We've all seen it before – a truck on the side of the road with the hood up and the driver desperate to figure out what’s wrong. In this situation, not only is a customer not receiving goods on time, but the problem is exacerbated by the fact that most truck breakdowns occur in rural areas, with no help in sight. To add insult to injury, a driver who gets paid per mile is sitting idle and not earning a living.
According to emergency road call stats, nearly 50% of truck breakdowns occur for reasons other than just the tires. There are myriad issues to contend with.
Onboard sensors in the trucking industry
For several years now the trucking industry has monitored fleets via onboard sensors. These sensors give a view of each truck's current RPM, speed and even braking. It's all done with the goal of saving fuel and reducing costs.
But with numerous other sensors inside a truck – such as mass airflow, crankshaft, heat/oxygen, and camshaft position sensors (to name a few) – innovative firms are looking to monitor more than just what's going on inside a truck at any given time. They want to take the flood of data coming from trucks and make informed predictions about what may happen next. The question they're asking is this: “What if we could predict well in advance which trucks are on the verge of breaking down, so we could make repairs before the truck ends up idle on the side of the road?”
Through the use of sensors and streaming technology, organizations now have this ability. Streaming technology gives trucking firms the ability to do analysis on sensor data that never rests. As this blog illustrates:
Streaming technology "supports true real-time analytics, advanced pattern detection, unsupervised clustering, text analytics, and data quality capabilities to name a few. Data scientists can now deploy SAS predictive models, including decision trees, neutral networks, regressions, and more advanced deeper learning models, all in real-time. In addition, SAS also offers streaming kmeans clusters, which calculate the clusters as new events occur, which can then trigger alerts, be sent into Hadoop, or visualized in a dashboard."

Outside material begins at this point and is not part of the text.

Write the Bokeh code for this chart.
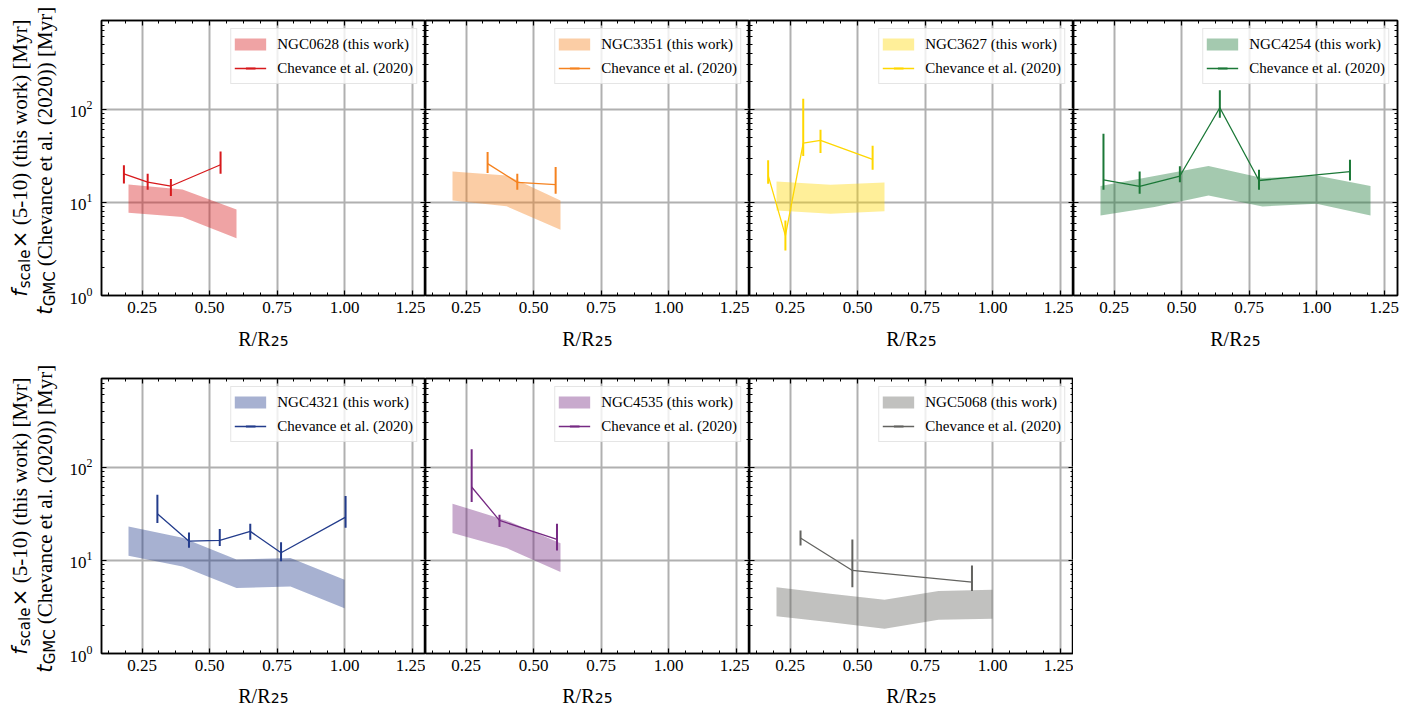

What sounds like a project out of the labs at a leading university is already happening in the trucking industry.
Another example is a trucking firm in the United States that created a service for its fleet operator customers. With a fleet of 40,000 trucks and 60-plus sensors per vehicle, this firm integrated past warranty claims, maintenance history and what was considered an average normal for sensor readings to determine when a truck was about to go out of commission. Using SAS Event Stream Processing in conjunction with sensors inside each vehicle, these trucking firms stream data in real time, allowing them to predict when a truck will most likely break down. In turn, they can be proactive about making repairs before a driver gets stranded. The result: The trucking firms have seen an increase of 30% in truck uptime, and have predicted likely failures 30 days in advance with 90% accuracy.
Things like driverless cars and refrigerators that communicate with your television may get all the headlines. But it's really the behind-the-scenes uses of IoT that are creating groundbreaking results. Happier customers, safer drivers, lower costs – they're all the result of companies that are using streaming data technology like never before.